Your task is to give the listing below back word for word, pictures excluded.
>> START
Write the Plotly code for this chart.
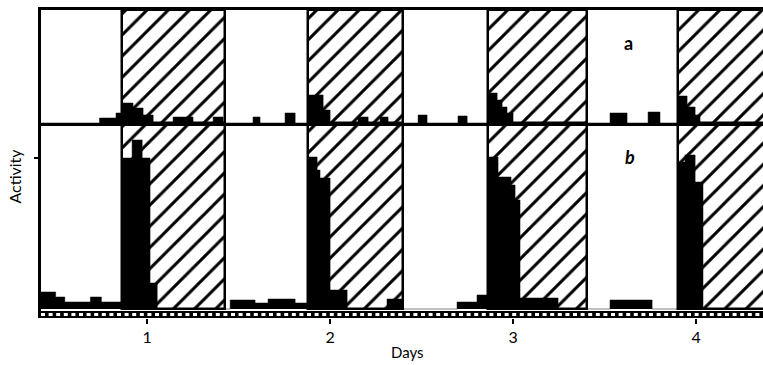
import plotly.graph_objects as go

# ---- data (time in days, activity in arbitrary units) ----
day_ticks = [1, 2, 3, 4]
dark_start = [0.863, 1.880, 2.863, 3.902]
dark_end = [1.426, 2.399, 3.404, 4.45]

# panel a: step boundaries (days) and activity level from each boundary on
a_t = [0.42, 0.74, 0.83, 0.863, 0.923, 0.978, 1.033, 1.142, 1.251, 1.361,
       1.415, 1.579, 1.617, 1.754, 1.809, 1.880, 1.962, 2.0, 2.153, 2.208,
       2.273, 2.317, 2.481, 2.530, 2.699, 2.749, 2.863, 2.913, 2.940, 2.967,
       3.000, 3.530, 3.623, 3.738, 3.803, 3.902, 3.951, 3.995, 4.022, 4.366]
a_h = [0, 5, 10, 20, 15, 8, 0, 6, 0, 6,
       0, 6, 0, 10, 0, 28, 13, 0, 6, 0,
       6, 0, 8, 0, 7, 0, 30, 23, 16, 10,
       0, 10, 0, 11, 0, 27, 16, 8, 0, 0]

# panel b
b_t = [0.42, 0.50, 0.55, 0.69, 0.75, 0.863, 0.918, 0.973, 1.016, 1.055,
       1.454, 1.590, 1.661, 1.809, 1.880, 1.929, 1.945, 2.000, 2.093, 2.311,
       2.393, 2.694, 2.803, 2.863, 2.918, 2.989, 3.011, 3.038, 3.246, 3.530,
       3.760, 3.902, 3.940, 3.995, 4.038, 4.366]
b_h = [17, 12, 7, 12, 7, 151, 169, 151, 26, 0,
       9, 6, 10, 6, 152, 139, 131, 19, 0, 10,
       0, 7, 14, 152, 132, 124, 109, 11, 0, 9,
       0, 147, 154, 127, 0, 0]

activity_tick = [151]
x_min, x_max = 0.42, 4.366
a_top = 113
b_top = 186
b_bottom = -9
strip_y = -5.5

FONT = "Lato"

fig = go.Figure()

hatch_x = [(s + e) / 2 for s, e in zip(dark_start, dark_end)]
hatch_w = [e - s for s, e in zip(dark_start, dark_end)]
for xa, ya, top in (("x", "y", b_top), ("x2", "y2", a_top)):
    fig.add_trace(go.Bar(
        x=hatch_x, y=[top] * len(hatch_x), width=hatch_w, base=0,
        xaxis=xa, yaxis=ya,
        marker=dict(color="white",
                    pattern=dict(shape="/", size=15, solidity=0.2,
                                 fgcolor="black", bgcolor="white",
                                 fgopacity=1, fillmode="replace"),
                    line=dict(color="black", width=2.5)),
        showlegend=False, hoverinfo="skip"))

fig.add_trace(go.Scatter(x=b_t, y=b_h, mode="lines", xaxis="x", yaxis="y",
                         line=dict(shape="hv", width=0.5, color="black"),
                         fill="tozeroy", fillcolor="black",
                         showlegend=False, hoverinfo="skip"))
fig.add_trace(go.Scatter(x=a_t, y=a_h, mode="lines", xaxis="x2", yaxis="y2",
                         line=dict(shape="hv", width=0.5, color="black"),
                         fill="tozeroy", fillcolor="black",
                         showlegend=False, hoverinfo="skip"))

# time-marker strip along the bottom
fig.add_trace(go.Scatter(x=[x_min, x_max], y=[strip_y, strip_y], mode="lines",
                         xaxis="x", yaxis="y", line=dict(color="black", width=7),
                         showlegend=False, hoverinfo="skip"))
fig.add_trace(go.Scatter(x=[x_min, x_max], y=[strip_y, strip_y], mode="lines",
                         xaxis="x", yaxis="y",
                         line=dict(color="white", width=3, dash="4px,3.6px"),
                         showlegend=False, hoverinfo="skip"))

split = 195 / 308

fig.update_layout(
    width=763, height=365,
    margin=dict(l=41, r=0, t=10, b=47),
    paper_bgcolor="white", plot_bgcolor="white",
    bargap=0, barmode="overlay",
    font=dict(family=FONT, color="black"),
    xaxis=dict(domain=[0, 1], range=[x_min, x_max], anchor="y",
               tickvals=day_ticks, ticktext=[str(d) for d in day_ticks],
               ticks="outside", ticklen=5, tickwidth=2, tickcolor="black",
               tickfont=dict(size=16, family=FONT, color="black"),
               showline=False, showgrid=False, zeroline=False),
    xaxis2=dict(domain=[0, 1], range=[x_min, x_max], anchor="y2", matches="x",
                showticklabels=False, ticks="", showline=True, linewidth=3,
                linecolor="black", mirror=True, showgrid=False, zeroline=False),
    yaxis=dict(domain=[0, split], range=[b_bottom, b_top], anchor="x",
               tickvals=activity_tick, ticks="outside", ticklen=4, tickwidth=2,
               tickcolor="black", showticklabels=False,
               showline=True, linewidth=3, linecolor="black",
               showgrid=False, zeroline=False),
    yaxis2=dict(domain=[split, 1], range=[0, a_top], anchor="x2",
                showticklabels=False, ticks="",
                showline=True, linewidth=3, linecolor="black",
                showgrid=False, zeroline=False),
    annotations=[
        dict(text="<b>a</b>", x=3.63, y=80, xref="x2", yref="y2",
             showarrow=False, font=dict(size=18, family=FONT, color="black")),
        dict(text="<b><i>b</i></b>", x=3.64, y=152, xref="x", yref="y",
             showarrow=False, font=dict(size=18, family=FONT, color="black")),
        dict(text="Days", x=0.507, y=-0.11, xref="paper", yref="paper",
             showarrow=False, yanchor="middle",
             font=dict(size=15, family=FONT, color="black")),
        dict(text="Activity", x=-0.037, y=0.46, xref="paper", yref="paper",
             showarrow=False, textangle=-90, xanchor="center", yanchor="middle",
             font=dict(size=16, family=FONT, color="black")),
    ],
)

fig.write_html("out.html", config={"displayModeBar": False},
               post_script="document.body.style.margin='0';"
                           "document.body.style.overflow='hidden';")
>> END
Response →
Write the Plotly code for this chart.
import plotly.graph_objects as go

# ---- data (time in days, activity in arbitrary units) ----
day_ticks = [1, 2, 3, 4]
dark_start = [0.863, 1.880, 2.863, 3.902]
dark_end = [1.426, 2.399, 3.404, 4.45]

# panel a: step boundaries (days) and activity level from each boundary on
a_t = [0.42, 0.74, 0.83, 0.863, 0.923, 0.978, 1.033, 1.142, 1.251, 1.361,
       1.415, 1.579, 1.617, 1.754, 1.809, 1.880, 1.962, 2.0, 2.153, 2.208,
       2.273, 2.317, 2.481, 2.530, 2.699, 2.749, 2.863, 2.913, 2.940, 2.967,
       3.000, 3.530, 3.623, 3.738, 3.803, 3.902, 3.951, 3.995, 4.022, 4.366]
a_h = [0, 5, 10, 20, 15, 8, 0, 6, 0, 6,
       0, 6, 0, 10, 0, 28, 13, 0, 6, 0,
       6, 0, 8, 0, 7, 0, 30, 23, 16, 10,
       0, 10, 0, 11, 0, 27, 16, 8, 0, 0]

# panel b
b_t = [0.42, 0.50, 0.55, 0.69, 0.75, 0.863, 0.918, 0.973, 1.016, 1.055,
       1.454, 1.590, 1.661, 1.809, 1.880, 1.929, 1.945, 2.000, 2.093, 2.311,
       2.393, 2.694, 2.803, 2.863, 2.918, 2.989, 3.011, 3.038, 3.246, 3.530,
       3.760, 3.902, 3.940, 3.995, 4.038, 4.366]
b_h = [17, 12, 7, 12, 7, 151, 169, 151, 26, 0,
       9, 6, 10, 6, 152, 139, 131, 19, 0, 10,
       0, 7, 14, 152, 132, 124, 109, 11, 0, 9,
       0, 147, 154, 127, 0, 0]

activity_tick = [151]
x_min, x_max = 0.42, 4.366
a_top = 113
b_top = 186
b_bottom = -9
strip_y = -5.5

FONT = "Lato"

fig = go.Figure()

hatch_x = [(s + e) / 2 for s, e in zip(dark_start, dark_end)]
hatch_w = [e - s for s, e in zip(dark_start, dark_end)]
for xa, ya, top in (("x", "y", b_top), ("x2", "y2", a_top)):
    fig.add_trace(go.Bar(
        x=hatch_x, y=[top] * len(hatch_x), width=hatch_w, base=0,
        xaxis=xa, yaxis=ya,
        marker=dict(color="white",
                    pattern=dict(shape="/", size=15, solidity=0.2,
                                 fgcolor="black", bgcolor="white",
                                 fgopacity=1, fillmode="replace"),
                    line=dict(color="black", width=2.5)),
        showlegend=False, hoverinfo="skip"))

fig.add_trace(go.Scatter(x=b_t, y=b_h, mode="lines", xaxis="x", yaxis="y",
                         line=dict(shape="hv", width=0.5, color="black"),
                         fill="tozeroy", fillcolor="black",
                         showlegend=False, hoverinfo="skip"))
fig.add_trace(go.Scatter(x=a_t, y=a_h, mode="lines", xaxis="x2", yaxis="y2",
                         line=dict(shape="hv", width=0.5, color="black"),
                         fill="tozeroy", fillcolor="black",
                         showlegend=False, hoverinfo="skip"))

# time-marker strip along the bottom
fig.add_trace(go.Scatter(x=[x_min, x_max], y=[strip_y, strip_y], mode="lines",
                         xaxis="x", yaxis="y", line=dict(color="black", width=7),
                         showlegend=False, hoverinfo="skip"))
fig.add_trace(go.Scatter(x=[x_min, x_max], y=[strip_y, strip_y], mode="lines",
                         xaxis="x", yaxis="y",
                         line=dict(color="white", width=3, dash="4px,3.6px"),
                         showlegend=False, hoverinfo="skip"))

split = 195 / 308

fig.update_layout(
    width=763, height=365,
    margin=dict(l=41, r=0, t=10, b=47),
    paper_bgcolor="white", plot_bgcolor="white",
    bargap=0, barmode="overlay",
    font=dict(family=FONT, color="black"),
    xaxis=dict(domain=[0, 1], range=[x_min, x_max], anchor="y",
               tickvals=day_ticks, ticktext=[str(d) for d in day_ticks],
               ticks="outside", ticklen=5, tickwidth=2, tickcolor="black",
               tickfont=dict(size=16, family=FONT, color="black"),
               showline=False, showgrid=False, zeroline=False),
    xaxis2=dict(domain=[0, 1], range=[x_min, x_max], anchor="y2", matches="x",
                showticklabels=False, ticks="", showline=True, linewidth=3,
                linecolor="black", mirror=True, showgrid=False, zeroline=False),
    yaxis=dict(domain=[0, split], range=[b_bottom, b_top], anchor="x",
               tickvals=activity_tick, ticks="outside", ticklen=4, tickwidth=2,
               tickcolor="black", showticklabels=False,
               showline=True, linewidth=3, linecolor="black",
               showgrid=False, zeroline=False),
    yaxis2=dict(domain=[split, 1], range=[0, a_top], anchor="x2",
                showticklabels=False, ticks="",
                showline=True, linewidth=3, linecolor="black",
                showgrid=False, zeroline=False),
    annotations=[
        dict(text="<b>a</b>", x=3.63, y=80, xref="x2", yref="y2",
             showarrow=False, font=dict(size=18, family=FONT, color="black")),
        dict(text="<b><i>b</i></b>", x=3.64, y=152, xref="x", yref="y",
             showarrow=False, font=dict(size=18, family=FONT, color="black")),
        dict(text="Days", x=0.507, y=-0.11, xref="paper", yref="paper",
             showarrow=False, yanchor="middle",
             font=dict(size=15, family=FONT, color="black")),
        dict(text="Activity", x=-0.037, y=0.46, xref="paper", yref="paper",
             showarrow=False, textangle=-90, xanchor="center", yanchor="middle",
             font=dict(size=16, family=FONT, color="black")),
    ],
)

fig.write_html("out.html", config={"displayModeBar": False},
               post_script="document.body.style.margin='0';"
                           "document.body.style.overflow='hidden';")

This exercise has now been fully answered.